►
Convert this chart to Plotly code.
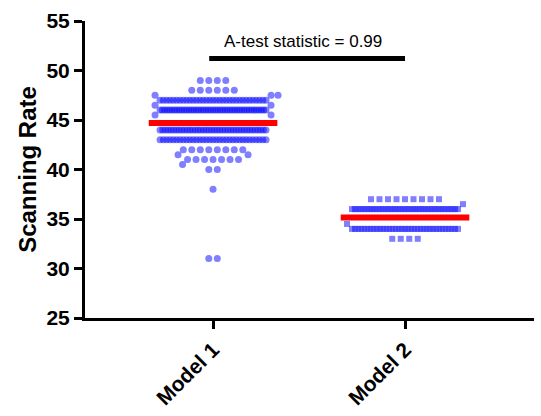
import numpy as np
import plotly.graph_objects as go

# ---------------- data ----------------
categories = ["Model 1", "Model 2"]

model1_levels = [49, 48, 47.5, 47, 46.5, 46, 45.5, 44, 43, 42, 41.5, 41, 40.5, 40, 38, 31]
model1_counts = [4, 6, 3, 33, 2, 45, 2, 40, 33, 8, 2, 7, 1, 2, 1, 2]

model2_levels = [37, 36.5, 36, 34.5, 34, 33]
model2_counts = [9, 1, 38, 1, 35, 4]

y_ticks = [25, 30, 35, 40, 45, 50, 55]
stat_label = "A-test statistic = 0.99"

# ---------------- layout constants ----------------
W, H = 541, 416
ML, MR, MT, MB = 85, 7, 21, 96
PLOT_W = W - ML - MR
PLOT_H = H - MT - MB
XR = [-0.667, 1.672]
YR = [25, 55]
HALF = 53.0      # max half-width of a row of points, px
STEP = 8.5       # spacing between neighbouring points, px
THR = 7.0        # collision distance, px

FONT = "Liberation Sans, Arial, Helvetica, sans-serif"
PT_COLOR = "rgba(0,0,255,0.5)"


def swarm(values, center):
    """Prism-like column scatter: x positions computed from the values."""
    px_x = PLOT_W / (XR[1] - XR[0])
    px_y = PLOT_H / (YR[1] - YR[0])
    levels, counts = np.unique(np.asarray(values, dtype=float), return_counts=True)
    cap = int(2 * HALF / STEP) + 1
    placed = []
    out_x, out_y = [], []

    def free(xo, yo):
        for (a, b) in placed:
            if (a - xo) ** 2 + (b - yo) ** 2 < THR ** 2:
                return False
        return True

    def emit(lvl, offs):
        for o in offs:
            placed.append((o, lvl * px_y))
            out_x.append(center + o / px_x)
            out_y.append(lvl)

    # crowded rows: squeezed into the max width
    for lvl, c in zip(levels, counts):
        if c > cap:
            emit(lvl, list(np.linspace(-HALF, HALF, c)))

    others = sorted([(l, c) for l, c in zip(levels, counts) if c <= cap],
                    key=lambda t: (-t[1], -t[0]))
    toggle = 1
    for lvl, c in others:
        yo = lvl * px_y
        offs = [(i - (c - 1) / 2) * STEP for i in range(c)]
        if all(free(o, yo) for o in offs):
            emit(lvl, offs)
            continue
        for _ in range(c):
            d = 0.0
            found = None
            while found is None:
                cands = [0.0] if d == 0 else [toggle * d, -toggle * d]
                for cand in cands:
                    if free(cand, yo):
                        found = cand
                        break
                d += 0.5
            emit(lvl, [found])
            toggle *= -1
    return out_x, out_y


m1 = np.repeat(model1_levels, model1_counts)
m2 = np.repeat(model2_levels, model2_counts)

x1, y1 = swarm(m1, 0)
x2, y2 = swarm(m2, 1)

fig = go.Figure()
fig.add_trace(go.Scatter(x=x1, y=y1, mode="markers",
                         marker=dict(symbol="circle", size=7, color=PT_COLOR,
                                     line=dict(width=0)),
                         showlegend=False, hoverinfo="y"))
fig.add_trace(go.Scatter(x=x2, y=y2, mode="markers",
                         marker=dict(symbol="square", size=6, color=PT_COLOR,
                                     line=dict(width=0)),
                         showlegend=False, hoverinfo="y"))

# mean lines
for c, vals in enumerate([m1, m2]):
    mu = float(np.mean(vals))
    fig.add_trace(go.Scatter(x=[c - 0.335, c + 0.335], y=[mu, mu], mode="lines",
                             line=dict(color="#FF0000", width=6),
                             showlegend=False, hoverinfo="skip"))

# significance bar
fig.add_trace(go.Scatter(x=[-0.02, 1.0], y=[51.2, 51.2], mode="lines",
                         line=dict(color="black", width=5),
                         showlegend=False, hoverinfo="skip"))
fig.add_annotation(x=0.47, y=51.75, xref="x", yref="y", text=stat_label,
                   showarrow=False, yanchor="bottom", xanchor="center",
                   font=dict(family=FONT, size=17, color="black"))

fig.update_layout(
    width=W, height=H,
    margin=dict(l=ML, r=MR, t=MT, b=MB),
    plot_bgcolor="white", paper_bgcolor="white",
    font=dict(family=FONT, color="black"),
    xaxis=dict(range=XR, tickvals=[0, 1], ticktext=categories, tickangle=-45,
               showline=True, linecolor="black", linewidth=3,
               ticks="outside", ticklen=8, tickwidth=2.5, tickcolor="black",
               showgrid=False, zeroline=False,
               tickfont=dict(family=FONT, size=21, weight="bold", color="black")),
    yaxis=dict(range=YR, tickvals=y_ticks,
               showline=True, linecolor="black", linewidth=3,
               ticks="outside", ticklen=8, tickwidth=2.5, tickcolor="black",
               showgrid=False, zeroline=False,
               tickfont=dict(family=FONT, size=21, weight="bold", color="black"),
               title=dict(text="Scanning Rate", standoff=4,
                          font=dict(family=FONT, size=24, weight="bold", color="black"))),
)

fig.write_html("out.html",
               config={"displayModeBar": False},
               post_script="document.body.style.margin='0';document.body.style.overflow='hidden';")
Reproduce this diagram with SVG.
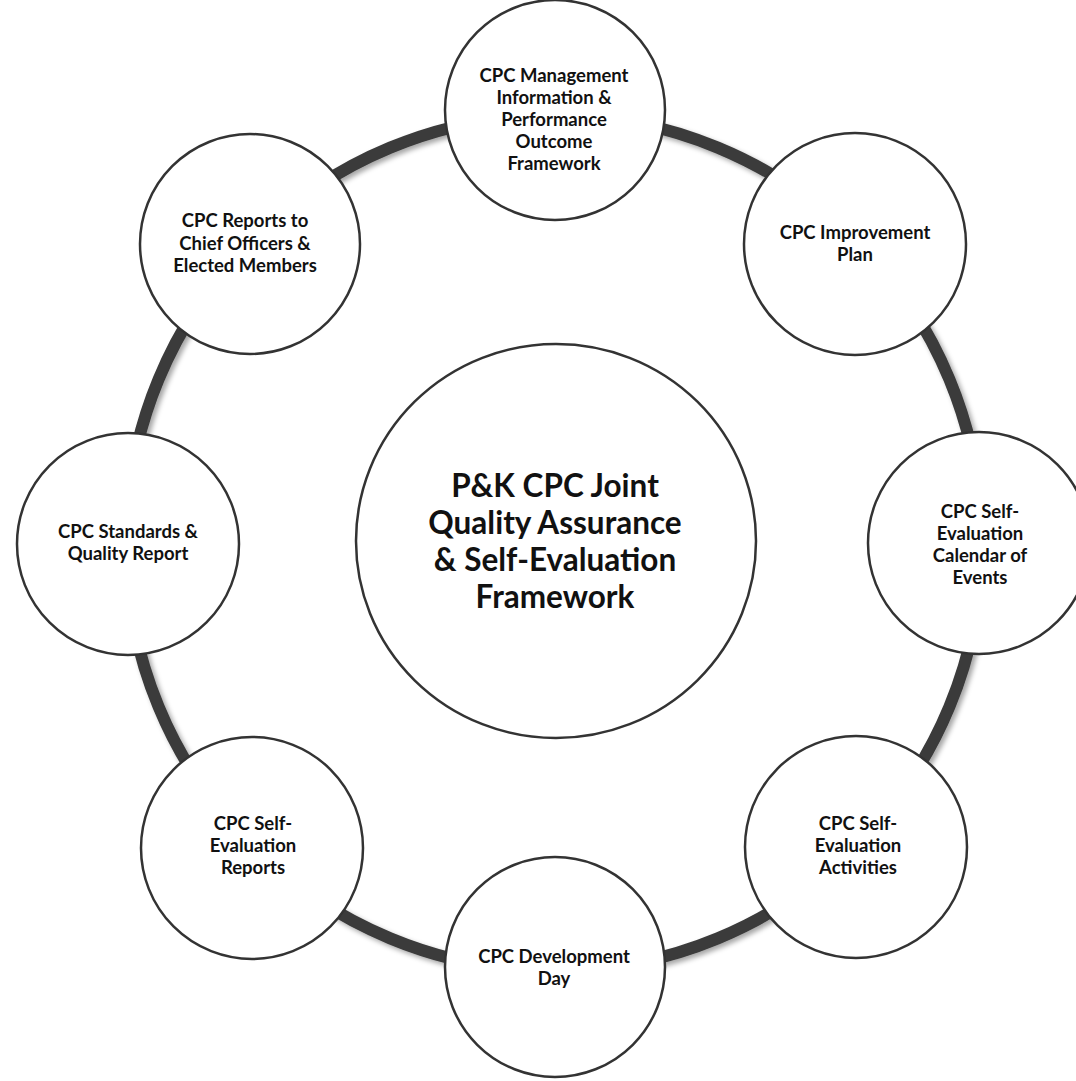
◄
#### What you should do
Copy every line of the material in which the word "this" occurs.

#### Written response
Convert this chart to Plotly code.
Reproduce this diagram with SVG.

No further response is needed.